When the weekend comes around I don’t really want to take chances with my bread but that is what I should be doing, experimenting. It just a drag to spend 10 hours on something and then it doesn’t turn out, but my bread needs more work to get it to be ultimately what I want. How do I get there, by sometimes making bread that doesn’t work so I learn not to do whatever it was I did again? It’s the practice of making it over and over again, and getting more and more familiar with it. I am so proud of where my bread has come; its incredibly delicious and all of my lucky friends who I share it with are in awe. Not in a way that feeds my ego, but in a way that just confirms my resolution, sometimes it’s the small things in life that are the most important.

3 Comments:

Blogger Max said...

So, Lora, I have a question for you, and you may find this laughable, but here it is: I want to make bread at home, and I live in New England. I've lived here for about a hundred years, and I still can't get used to the weather. I just cannot imagine turning the oven on - especially to the temperature required for bread - after, say, June. What's your experience of that in Southern California? Do you just go ahead and turn on the oven every day, and you're so rewarded by the bread it doesn't matter? Or is it something unpleasant you have to just tolerate? Or do you find that it doesn't really make a difference once it gets hot anyway?

I am so enjoying following this blog! Thanks for writing.

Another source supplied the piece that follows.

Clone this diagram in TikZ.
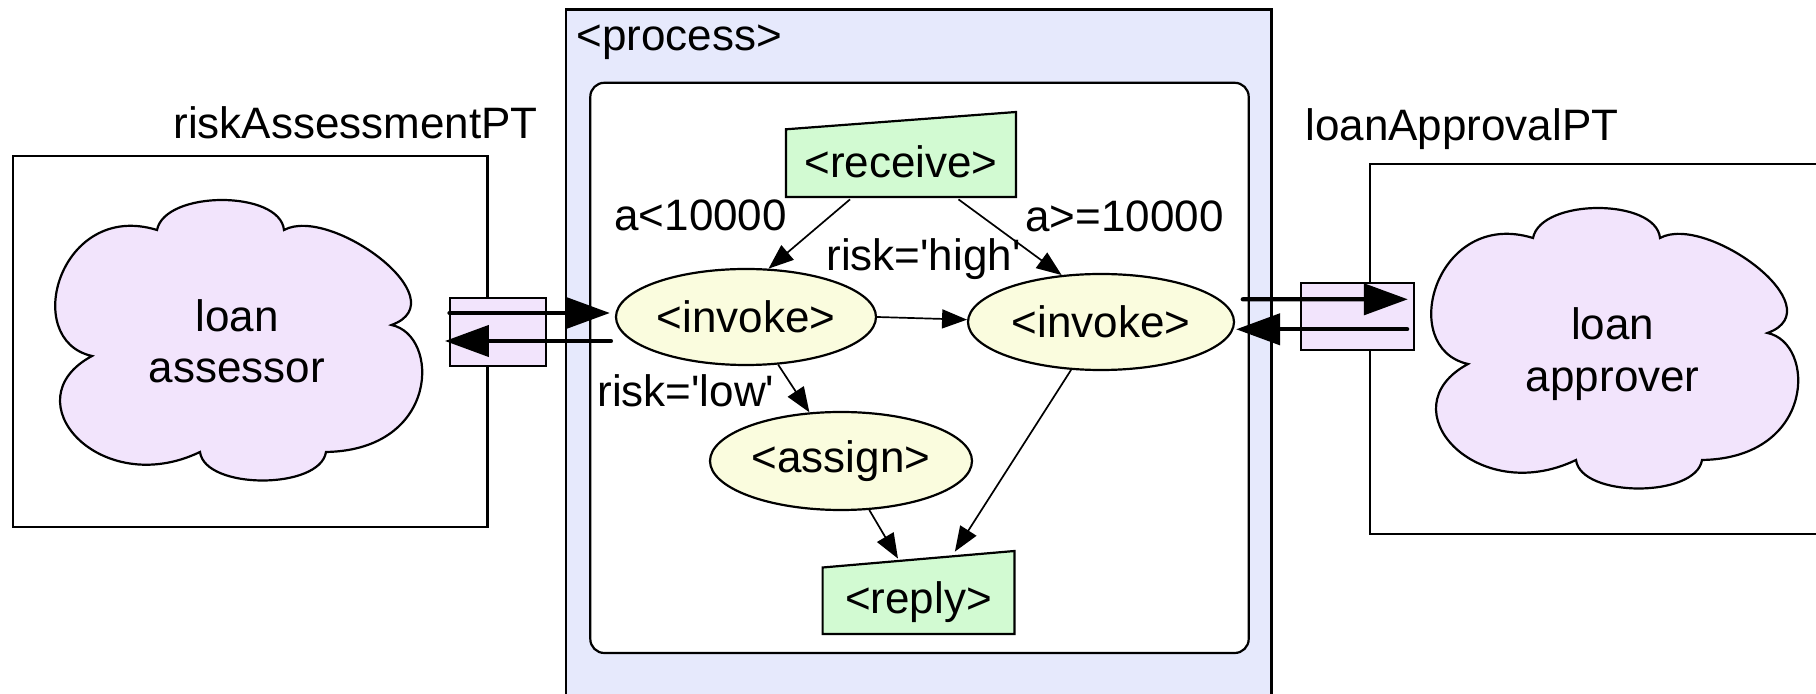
\documentclass[tikz,border=0pt]{standalone}
\usepackage{fontspec}
\setmainfont{Liberation Sans}[Ligatures=TeXOff]
\usetikzlibrary{arrows.meta,calc,shapes.geometric}
\definecolor{procfill}{RGB}{230,233,252}
\definecolor{lavfill}{RGB}{242,228,252}
\definecolor{actfill}{RGB}{210,250,210}
\definecolor{elfill}{RGB}{250,252,222}
\newcommand{\mycloudpath}{(157,230) .. controls (165,190) and (280,190) .. (284,230)
 .. controls (330,205) and (460,300) .. (391.5,325)
 .. controls (440,335) and (440,450) .. (326,452)
 .. controls (320,490) and (205,490) .. (200,452)
 .. controls (100,500) and (10,400) .. (92,356)
 .. controls (20,340) and (60,200) .. (157,230) -- cycle}
\begin{document}
\begin{tikzpicture}[x=0.5pt,y=-0.5pt,
  font=\fontsize{22}{25.5}\selectfont,
  box/.style={draw=black, line width=1.1pt},
  act/.style={draw=black, line width=1.1pt, fill=actfill},
  actnode/.style={inner sep=0pt},
  elnode/.style={ellipse, draw=black, line width=1.1pt, fill=elfill, inner sep=0pt},
  port/.style={rectangle, draw=black, line width=1.1pt, fill=lavfill, inner sep=0pt},
  cloudpath/.style={draw=black, line width=1.1pt, fill=lavfill},
  lbl/.style={inner sep=0pt, anchor=base west},
  flow/.style={draw=black, line width=0.85pt, -{Triangle[length=12.5pt,width=9.5pt]}},
  msg/.style={draw=black, line width=2.15pt, line cap=round, -{Triangle[length=22pt,width=15.5pt]}}
]
\useasboundingbox (0,0) rectangle (1816,694);
\clip (0,0) rectangle (1816,694);
% containers
\draw[box, fill=procfill] (566,9.5) rectangle (1271.5,710);
\draw[box, fill=white, rounded corners=7pt] (590.3,82.8) rectangle (1248.7,653);
\draw[box, fill=white] (12.7,155.8) rectangle (487.5,526.8);
\draw[box, fill=white] (1370,164.4) rectangle (1840,534);
% clouds
\draw[cloudpath] \mycloudpath;
\draw[cloudpath, shift={(1376,8)}] \mycloudpath;
% ports
\node[port, minimum width=48.2pt, minimum height=34pt] (portL) at (497.8,332) {};
\node[port, minimum width=56.6pt, minimum height=33.7pt] (portR) at (1357.4,316.4) {};
% activities
\draw[act] (785.9,197) -- (1016,197) -- (1016,112) -- (785.9,129.3) -- cycle;
\node[actnode, minimum width=115pt, minimum height=35.4pt] (recv) at (901,161.6) {<receive>};
\draw[act] (822.6,634) -- (1014.5,634) -- (1014.5,551) -- (822.6,567.5) -- cycle;
\node[actnode, minimum width=96pt, minimum height=32pt] (reply) at (918.5,602) {<reply>};
\node[elnode, minimum width=130pt, minimum height=48pt] (inv1) at (746,317) {<invoke>};
\node[elnode, minimum width=133pt, minimum height=48pt] (inv2) at (1101,322) {<invoke>};
\node[elnode, minimum width=131pt, minimum height=49pt] (asg) at (841,461) {<assign>};
% texts
\node[lbl] (proc) at (576,51) {<process>};
\node[lbl] (ptL) at (173,139) {riskAssessmentPT};
\node[lbl] (ptR) at (1305,141) {loanApprovalPT};
\node[lbl] (lblA) at (614,230.7) {a<10000};
\node[lbl] (lblB) at (1025,231.5) {a>=10000};
\node[lbl] (lblH) at (826,271) {risk='high'};
\node[lbl] (lblL) at (597,407) {risk='low'};
\node[lbl, anchor=base] (cLa) at (237,332) {loan};
\node[lbl, anchor=base] (cLb) at (237,383) {assessor};
\node[lbl, anchor=base] (cRa) at (1612.8,340) {loan};
\node[lbl, anchor=base] (cRb) at (1612.8,391.7) {approver};
% flow connectors
\draw[flow] ($(recv.south)+(-51,2)$) -- (inv1.65);
\draw[flow] ($(recv.south)+(57.5,2)$) -- (inv2.130);
\draw[flow] (inv1.east) -- (inv2.179);
\draw[flow] (inv1.-56) -- (asg.123.5);
\draw[flow] (asg.-60.7) -- ($(reply.north)+(-20.5,-11)$);
\draw[flow] (inv2.238) -- ($(reply.north)+(36.4,-18)$);
% message connectors
\draw[msg] ($(portL.west)+(1,-19)$) -- ($(inv1.west)+(-5,-4)$);
\draw[msg] ($(inv1.west)+(-4,24)$) -- ($(portL.west)+(-3.6,9)$);
\draw[msg] ($(inv2.east)+(7.7,-22.7)$) -- ($(portR.east)+(-7.3,-17.1)$);
\draw[msg] ($(portR.east)+(-8,12.9)$) -- ($(inv2.east)+(1,7.3)$);
\end{tikzpicture}
\end{document}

April 8, 2010 at 6:19 AM  
Blogger Lora Z said...

Max, Cold or hot your oven isn't on that long, only 30 minutes to heat your pot and then an hour or so to bake. The bread is worth it. Hot days affect your bread, so make sure you take that into account.

April 8, 2010 at 10:51 AM  
Blogger Max said...

Thanks for that encouragement - probably that's all I needed :). Anyway, it's back to a beautiful breezy 57 degrees here in Cambridge now, so I'm heading home mid-day to push some bread through the next stage. Looking forward to dinner!